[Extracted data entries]
+ + +

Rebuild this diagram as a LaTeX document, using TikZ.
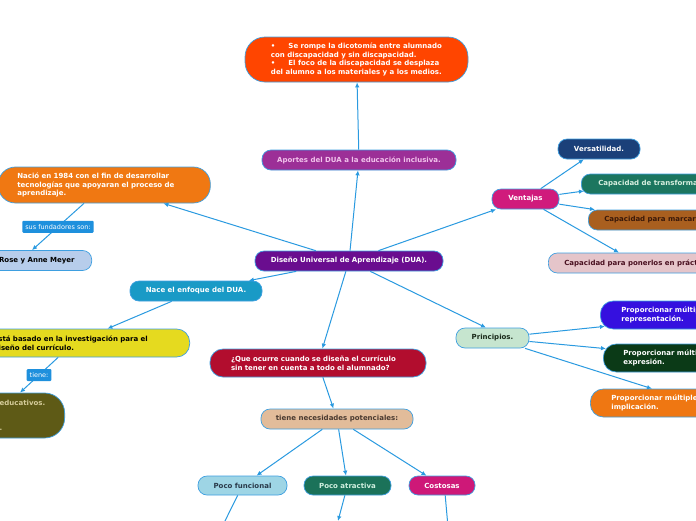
\documentclass[tikz,border=0pt]{standalone}
\usepackage{fontspec}
\setmainfont{DejaVu Sans}
\usetikzlibrary{arrows.meta,calc}
\definecolor{cBorder}{HTML}{3E9FE0}
\definecolor{cEdge}{HTML}{2A9AE0}
\definecolor{cLbl}{HTML}{1E90DD}
\definecolor{cTop}{HTML}{FF4500}
\definecolor{cAport}{HTML}{9C2F97}
\definecolor{cAportT}{HTML}{F2C4EC}
\definecolor{cCentral}{HTML}{6A0D8F}
\definecolor{cNacio}{HTML}{F07812}
\definecolor{cRose}{HTML}{B7CDEB}
\definecolor{cNace}{HTML}{199AC6}
\definecolor{cEsta}{HTML}{E5DA1F}
\definecolor{cOlive}{HTML}{5E5A16}
\definecolor{cOliveT}{HTML}{D5CC9A}
\definecolor{cQue}{HTML}{B20D2E}
\definecolor{cTnec}{HTML}{E2BC9A}
\definecolor{cTnecT}{HTML}{4A3A30}
\definecolor{cPF}{HTML}{9ED5E5}
\definecolor{cPFT}{HTML}{2A3A4A}
\definecolor{cPA}{HTML}{1B7259}
\definecolor{cPAT}{HTML}{D0F0E0}
\definecolor{cCost}{HTML}{CE1878}
\definecolor{cPrin}{HTML}{C6E5CF}
\definecolor{cPrinT}{HTML}{1A2A1A}
\definecolor{cPone}{HTML}{3510DF}
\definecolor{cPtwo}{HTML}{0B3A17}
\definecolor{cPthree}{HTML}{EF7712}
\definecolor{cVent}{HTML}{D01B7C}
\definecolor{cVers}{HTML}{1B4079}
\definecolor{cTransf}{HTML}{1C765F}
\definecolor{cTransfT}{HTML}{D8F0E0}
\definecolor{cMarc}{HTML}{A95F1F}
\definecolor{cMarcT}{HTML}{3A1808}
\definecolor{cPon}{HTML}{E5C5CA}
\definecolor{cPonT}{HTML}{4A1020}
\begin{document}
\begin{tikzpicture}[x=1pt,y=-1pt,
  box/.style={draw=cBorder, line width=0.7pt, rounded corners=9pt,
    font=\fontsize{7}{8.5}\selectfont\bfseries, inner sep=0pt,
    minimum height=20pt},
  lbl/.style={fill=cLbl, text=white, font=\fontsize{6.5}{7}\selectfont,
    inner xsep=3pt, inner ysep=0pt, minimum height=12pt, rounded corners=1pt},
  edge/.style={draw=cEdge, line width=1pt, -{Latex[length=5pt,width=4.5pt]}}]
\useasboundingbox (0,0) rectangle (696,520);
\fill[white] (0,0) rectangle (696,520);

% nodes
\node[box, fill=cTop, text=white, minimum width=223pt, minimum height=45pt,
  align=left, rounded corners=20pt] (top) at (356.5,59.5)
  {\textbullet\hspace{13pt}Se rompe la dicotomía entre alumnado\\con discapacidad y sin discapacidad.\\\textbullet\hspace{13pt}El foco de la discapacidad se desplaza\\del alumno a los materiales y a los medios.};
\node[box, fill=cAport, text=cAportT, minimum width=194pt] (aportes) at (359,160)
  {Aportes del DUA a la educación inclusiva.};
\node[box, fill=cCentral, text=white, minimum width=188pt] (central) at (349,261)
  {Diseño Universal de Aprendizaje (DUA).};
\node[box, fill=cNacio, text=white, anchor=west, inner xsep=19pt, text width=174pt,
  align=left, minimum height=36pt, rounded corners=17pt] (nacio) at (-2,185)
  {Nació en 1984 con el fin de desarrollar\\tecnologías que apoyaran el proceso de\\aprendizaje.};
\node[box, fill=cRose, text=black, anchor=east, inner xsep=17pt] (rose) at (92,260.5)
  {Rose y Anne Meyer};
\node[box, fill=cNace, text=white, minimum width=132pt] (nace) at (196,291)
  {Nace el enfoque del DUA.};
\node[box, fill=cEsta, text=black, anchor=east, inner xsep=36pt, text width=160pt,
  align=left, minimum height=28pt, rounded corners=13pt] (esta) at (190,343)
  {Está basado en la investigación para el\\diseño del currículo.};
\node[box, fill=cOlive, text=cOliveT, anchor=east, inner xsep=20pt, text width=45pt,
  align=left, minimum height=45pt, rounded corners=20pt] (olive) at (65,415.5)
  {educativos.\\\mbox{}\\\mbox{}\\.};
\node[box, fill=cQue, text=white, minimum width=216pt, text width=174pt, align=left,
  minimum height=28pt, rounded corners=13pt] (que) at (318,363)
  {¿Que ocurre cuando se diseña el currículo\\sin tener en cuenta a todo el alumnado?};
\node[box, fill=cTnec, text=cTnecT, minimum width=152pt] (tnec) at (337,419)
  {tiene necesidades potenciales:};
\node[box, fill=cPF, text=cPFT, minimum width=89pt, minimum height=19pt] (pf) at (242.5,485.5)
  {Poco funcional};
\node[box, fill=cPA, text=cPAT, minimum width=87pt, minimum height=19pt] (pa) at (347.5,485.5)
  {Poco atractiva};
\node[box, fill=cCost, text=white, minimum width=66pt, minimum height=19pt] (cost) at (442,485.5)
  {Costosas};
\node[box, fill=cPrin, text=cPrinT, minimum width=73pt] (prin) at (492.5,338)
  {Principios.};
\node[box, fill=cPone, text=white, anchor=west, inner xsep=21pt, align=left,
  minimum height=28pt, rounded corners=13pt] (pone) at (600,315)
  {Proporcionar múltiples medios de\\representación.};
\node[box, fill=cPtwo, text=white, anchor=west, inner xsep=20pt, align=left,
  minimum height=28pt, rounded corners=13pt] (ptwo) at (603,358)
  {Proporcionar múltiples medios de acción y\\expresión.};
\node[box, fill=cPthree, text=white, anchor=west, inner xsep=21pt, align=left,
  minimum height=28pt, rounded corners=13pt] (pthree) at (590,403)
  {Proporcionar múltiples formas de\\implicación.};
\node[box, fill=cVent, text=white, minimum width=67pt] (vent) at (525.5,199)
  {Ventajas};
\node[box, fill=cVers, text=white, minimum width=82pt] (vers) at (599,149)
  {Versatilidad.};
\node[box, fill=cTransf, text=cTransfT, anchor=west, inner xsep=17pt] (transf) at (581,184)
  {Capacidad de transformarse.};
\node[box, fill=cMarc, text=cMarcT, anchor=west, inner xsep=16pt] (marc) at (588,220)
  {Capacidad para marcarse objetivos.};
\node[box, fill=cPon, text=cPonT, anchor=west, inner xsep=16pt] (pon) at (548,263)
  {Capacidad para ponerlos en práctica.};

\coordinate (pfc) at (222,527);
\coordinate (pac) at (338,521);
\coordinate (coc) at (448,527);

% connectors
\draw[edge] (central) -- (aportes);
\draw[edge] (aportes) -- (top);
\draw[edge] (central) -- (nacio);
\draw[edge] (nacio) -- node[lbl]{sus fundadores son:} ($(rose.north east)+(-60,0)$);
\draw[edge] (central) -- (nace);
\draw[edge] (nace) -- (esta);
\draw[edge] (esta) -- node[lbl]{tiene:} ($(olive.north east)+(-45,0)$);
\draw[edge] (central) -- (que);
\draw[edge] (que) -- (tnec);
\draw[edge] (tnec) -- (pf);
\draw[edge] (tnec) -- (pa);
\draw[edge] (tnec) -- (cost);
\draw[edge] (pf) -- (pfc);
\draw[edge] (pa) -- (pac);
\draw[edge] (cost.-72) -- (coc);
\draw[edge] (central) -- ($(prin.north)+(-6.5,0)$);
\draw[edge] (central) -- (vent);
\draw[edge] (vent) -- (vers);
\draw[edge] (vent) -- ($(transf.west)+(3,7)$);
\draw[edge] (vent) -- ($(marc.north west)+(7,0)$);
\draw[edge] (vent) -- ($(pon.north west)+(71,0)$);
\draw[edge] (prin) -- ($(pone.south west)+(5,-3)$);
\draw[edge] (prin) -- ($(ptwo.north west)+(3,5)$);
\draw[edge] (prin) -- ($(pthree.north west)+(62,0)$);
\end{tikzpicture}
\end{document}
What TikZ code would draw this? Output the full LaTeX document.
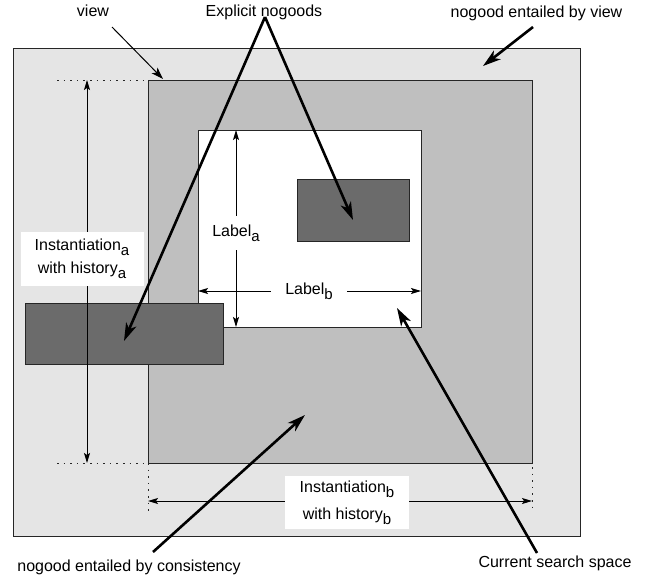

+ + +

### STATED TASK
Return each full line of the entries that contains the word "this".

### THE SOLUTION
Rebuild this diagram as a LaTeX document, using TikZ.
What TikZ code would draw this? Output the full LaTeX document.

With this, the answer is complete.